First quantum crypto bank transfer

Jerrold Leichter jerrold.leichter at smarts.com
Mon Aug 23 06:50:09 EDT 2004


| > The press will always focus on things people understand, and which
| > seem to have short-term relevance. If you're objecting to researchers
| > blowing their own horns ... well, that's the way the world works.
| > It's certainly been the way physics has had to work since it became
| > impossible for an individual, and ultimately even an institution like
| > a university. to be able to fund the experiments necessary to move
| > forward. Without public support, research will starve to death.
|
| 1) There is a difference between
|   -- rightfully blowing one's horn, when one has something to
|    blow about, versus
|   -- lying.
| I object to lying.  Lying includes claiming something has
| short-term relevance when it doesn't.  The blame attaches
| primarily with the mountebanks who originated the lies.
| Blame attaches secondarily to the press for uncritically
| propagating the lies, but that's another matter.
|
| 2) As for "how the world works" ... the real world has means
| for sanctioning people who lie about their work....
I don't really disagree.  *This particular* announcement; indeed, many of the
recent announcements, may well rise to the level of lying - though it's always
important to separate what (a) the researchers said; (b) what some PR flak
turned it into; (c) the hash the press made of it.  However, the comments I've
seen on this list and elsewhere have been much broader, and amount to "QM
secure bit distribution is dumb, it solves no problem we haven't already
solved better with classical techniques."  Even if some snake-oil salesmen
have attached themselves to the field doesn't say research in the field is
worthless.  Should we attack Shannon because some snake-oil salesmen use his
proof of security of one-time pads to "prove" that their (non-OTP) systems are
secure?

Also, there is a world of difference between:

	1.  Showing something is possible in principle;
	2.  Making it work on the lab bench;
	3.  Making it into something that works in the real world.
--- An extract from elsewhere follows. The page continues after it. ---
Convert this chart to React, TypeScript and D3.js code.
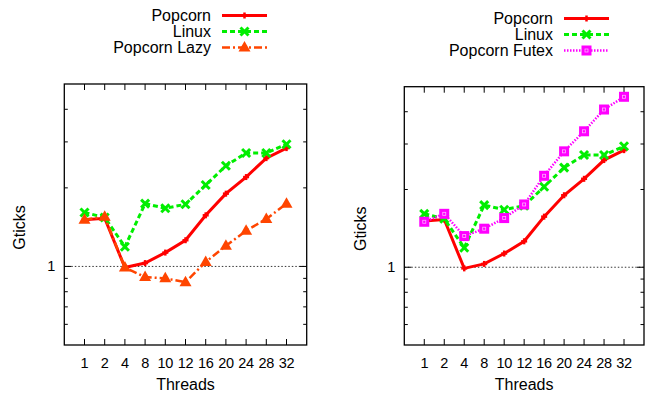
import React from "react";
import * as d3 from "d3";

// thread counts on the x axis (categorical, evenly spaced)
const threads = ["1", "2", "4", "8", "10", "12", "16", "20", "24", "28", "32"];

// Gticks per series
const popcorn = [1.51, 1.53, 0.99, 1.03, 1.13, 1.26, 1.57, 1.9, 2.2, 2.6, 2.84];
const linux = [1.61, 1.54, 1.19, 1.74, 1.67, 1.73, 2.05, 2.43, 2.72, 2.72, 2.94];
const popcornLazy = [1.51, 1.55, 0.99, 0.91, 0.9, 0.87, 1.04, 1.2, 1.37, 1.52, 1.74];
const popcornFutex = [1.5, 1.61, 1.32, 1.41, 1.55, 1.75, 2.26, 2.81, 3.36, 4.08, 4.57];

const yDomain: [number, number] = [0.5, 5];
const majorTicks = [1];
const minorTicks = [0.6, 0.7, 0.8, 0.9, 2, 3, 4];

const FONT = "'Liberation Sans', Arial, sans-serif";

type Marker = "plus" | "cross" | "triangle" | "square";

interface Series {
  name: string;
  values: number[];
  color: string;
  width: number;
  dash?: string;
  marker: Marker;
}

const seriesPopcorn: Series = { name: "Popcorn", values: popcorn, color: "#ff0000", width: 3, marker: "plus" };
const seriesLinux: Series = { name: "Linux", values: linux, color: "#00ee00", width: 3, dash: "5,3", marker: "cross" };
const seriesLazy: Series = { name: "Popcorn Lazy", values: popcornLazy, color: "#ff4500", width: 2.5, dash: "8,3,2,3", marker: "triangle" };
const seriesFutex: Series = { name: "Popcorn Futex", values: popcornFutex, color: "#ff00ff", width: 2.5, dash: "1.5,1.5", marker: "square" };

const MarkerShape: React.FC<{ type: Marker; x: number; y: number; color: string }> = ({ type, x, y, color }) => {
  if (type === "plus") {
    return (
      <g stroke={color} strokeWidth={2.5}>
        <line x1={x - 3} y1={y} x2={x + 3} y2={y} />
        <line x1={x} y1={y - 3} x2={x} y2={y + 3} />
      </g>
    );
  }
  if (type === "cross") {
    return (
      <g stroke={color} strokeWidth={3}>
        <line x1={x - 4} y1={y - 4} x2={x + 4} y2={y + 4} />
        <line x1={x - 4} y1={y + 4} x2={x + 4} y2={y - 4} />
      </g>
    );
  }
  if (type === "triangle") {
    return <path d={`M${x},${y - 6.5}L${x + 6},${y + 4}L${x - 6},${y + 4}Z`} fill={color} />;
  }
  return (
    <g>
      <rect x={x - 5} y={y - 5} width={10} height={10} fill={color} />
      <rect x={x - 1.5} y={y - 1.5} width={3} height={3} fill="none" stroke="#ffb0ff" strokeWidth={0.8} />
    </g>
  );
};

interface PanelProps {
  x0: number;
  x1: number;
  y0: number;
  y1: number;
  legendX: number;
  legendRows: number[];
  labelX: number;
  series: Series[];
}

const Panel: React.FC<PanelProps> = ({ x0, x1, y0, y1, legendX, legendRows, labelX, series }) => {
  const x = d3.scalePoint<string>().domain(threads).range([x0, x1]).padding(1);
  const y = d3.scaleLog().domain(yDomain).range([y1, y0]);
  const line = d3
    .line<number>()
    .x((_, i) => x(threads[i]) as number)
    .y((d) => y(d));

  return (
    <g fontFamily={FONT} fill="#000">
      {/* reference line at 1 */}
      <line x1={x0} x2={x1} y1={y(1)} y2={y(1)} stroke="#000" strokeWidth={0.8} strokeDasharray="1.5,2" />

      {/* x ticks, mirrored */}
      {threads.map((t) => (
        <g key={t}>
          <line x1={x(t)} x2={x(t)} y1={y1} y2={y1 - 6} stroke="#000" />
          <line x1={x(t)} x2={x(t)} y1={y0} y2={y0 + 6} stroke="#000" />
          <text x={x(t)} y={368} textAnchor="middle" fontSize={14.5} letterSpacing={-0.3}>
            {t}
          </text>
        </g>
      ))}

      {/* y ticks, mirrored */}
      {majorTicks.map((v) => (
        <g key={"M" + v}>
          <line x1={x0} x2={x0 + 7} y1={y(v)} y2={y(v)} stroke="#000" />
          <line x1={x1} x2={x1 - 7} y1={y(v)} y2={y(v)} stroke="#000" />
          <text x={x0 - 9} y={y(v) + 5} textAnchor="end" fontSize={14.5}>
            {v}
          </text>
        </g>
      ))}
      {minorTicks.map((v) => (
        <g key={"m" + v}>
          <line x1={x0} x2={x0 + 3.5} y1={y(v)} y2={y(v)} stroke="#000" />
          <line x1={x1} x2={x1 - 3.5} y1={y(v)} y2={y(v)} stroke="#000" />
        </g>
      ))}

      {/* series */}
      {series.map((s) => (
        <g key={s.name}>
          <path d={line(s.values) || ""} fill="none" stroke={s.color} strokeWidth={s.width} strokeDasharray={s.dash} />
          {s.values.map((v, i) => (
            <MarkerShape key={i} type={s.marker} x={x(threads[i]) as number} y={y(v)} color={s.color} />
          ))}
        </g>
      ))}

      {/* frame */}
      <rect x={x0} y={y0} width={x1 - x0} height={y1 - y0} fill="none" stroke="#000" strokeWidth={1.3} />

      {/* axis labels */}
      <text x={(x0 + x1) / 2} y={390} textAnchor="middle" fontSize={16}>
        Threads
      </text>
      <text
        transform={`translate(${labelX},${(y0 + y1) / 2 + 13}) rotate(-90)`}
        textAnchor="middle"
        fontSize={16}
        dy="0.35em"
      >
        Gticks
      </text>

      {/* legend */}
      {series.map((s, i) => (
        <g key={"leg" + s.name}>
          <text x={legendX} y={legendRows[i] + 5.5} textAnchor="end" fontSize={16}>
            {s.name}
          </text>
          <line
            x1={legendX + 11}
            x2={legendX + 56}
            y1={legendRows[i]}
            y2={legendRows[i]}
            stroke={s.color}
            strokeWidth={s.width}
            strokeDasharray={s.dash}
          />
          <MarkerShape type={s.marker} x={legendX + 33.5} y={legendRows[i]} color={s.color} />
        </g>
      ))}
    </g>
  );
};

export default function App() {
  return (
    <svg width={650} height={393} style={{ position: "absolute", left: 0, top: 0, background: "#fff" }}>
      <rect width={650} height={393} fill="#fff" />
      <Panel
        x0={64.3}
        x1={306.7}
        y0={84}
        y1={345}
        legendX={211}
        legendRows={[15.5, 31.5, 47.5]}
        labelX={19}
        series={[seriesPopcorn, seriesLinux, seriesLazy]}
      />
      <Panel
        x0={404.3}
        x1={644}
        y0={86.7}
        y1={345}
        legendX={553}
        legendRows={[18.5, 34.5, 50.5]}
        labelX={360}
        series={[seriesPopcorn, seriesLinux, seriesFutex]}
      />
    </svg>
  );
}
For QM key exchange, step 1 goes back maybe 10-15 years, and most people
thought it was a curiosity - that you could never maintain coherence except in
free space and over short distances.  Step 2 is a couple of years back, the
first surprise being that you could actually make things work through fiber,
then through a couple of Km of fiber coiled on a bench.  Step 3 is very
recent.  Yes, everyone - including some frauds - are jumping on this right
now.  The first couple of experiments are interesting; beyond that, it's
nothing new.  But look at this from a different point of view:  What are being
solved now are some of the *engineering* problems of distributing coherent QM
states across multi-Km distances in the dirty real world.  Yes, the people who
solve *that* problem usually have no particular strengths at the crypto side;
so, yes, what they are producing today isn't useful, and is oversold.  But it
*may* provide a basis for some so-far-unseen next step.

BTW, if we look at QM *computation* in comparison, we've barely made it
through Step 1.  There are still plausible arguments that you can't maintain
coherence long enough to solve any interesting problems. Some of the papers
I've seen solve the problem only in their titles:  They use a QM system, but
they seem to only make classical bits available for general use.   The
contrast between this work and QM key exchange is striking.  Will the
engineering successes with key exchange somehow feed back to solve some of the
problems with computation?  Perhaps not, but after all, transistors were
invented to build phone lines, not computers!